Ahora… Ahora suena la cisterna del vecino. La cisterna, su ducha y tu tos. El sol entra por la ventana y molesta como un rayo láser. Se te secan los labios. No hay vaso de agua en la mesita. No hay naranjas. No hay leche caliente. Ni fría. Estás hecho un trapo en la cama, abrigado y escondido del espacio exterior. Te da miedo sacar la pierna. Los párpados pesan. Houdini lo tenía más fácil que tú para escapar, piensas. El edredón es un nuevo planeta que gira alrededor de tu cabeza, hinchada y milimétricamente afectada. El vacío, la soledad y la -ligera- tristeza.
Pero estás solo, eres mayor y quejarse es de cobardes. Es solo un resfriado, aunque siempre parezca el primero y el último. Decides ir al baño, probar con una ducha, peregrinar hasta la cocina, abrir la pesada nevera, comer algo de ayer, abrir cajones en busca de ibuprofenos, paracetamoles, flumiles, gelocatiles, ¡lo que sea! ¡Algo! Pero todo movimiento de la Laika que te ha poseído parece sacado de una excursión boyscout en zona rocosa. Torpe. Débil. Solitario. La fiebre, dices por dentro. Y como un duende sientes una mano invisible en tu frente. El gesto. La caricia. El mimo. La atención. El arrumaco.
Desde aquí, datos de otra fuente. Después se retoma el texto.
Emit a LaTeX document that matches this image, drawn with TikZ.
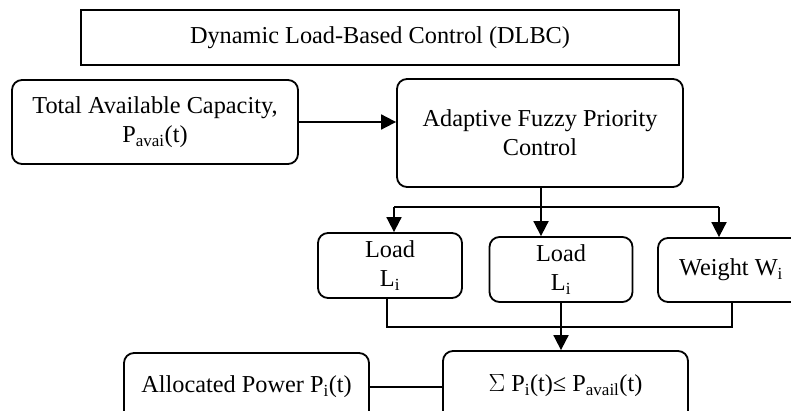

El beso.
Nadie ha podido reproducir en un laboratorio las manos de una madre posadas en la frente febril, las caricias en los mofletes acalorados, el cuento leído para distraer las horas, el arropo cariñoso de manta y embozo, el olor a caldo casero con fideos de cabello de ángel, el celo en la mirada cuando los calcetines no cubrían nuestros pies… Lo dice mi doctora Remei, que añade sabiamente mientras me coge la mano: “No tengo receta para nada de eso, ni farmacia que la dispense”.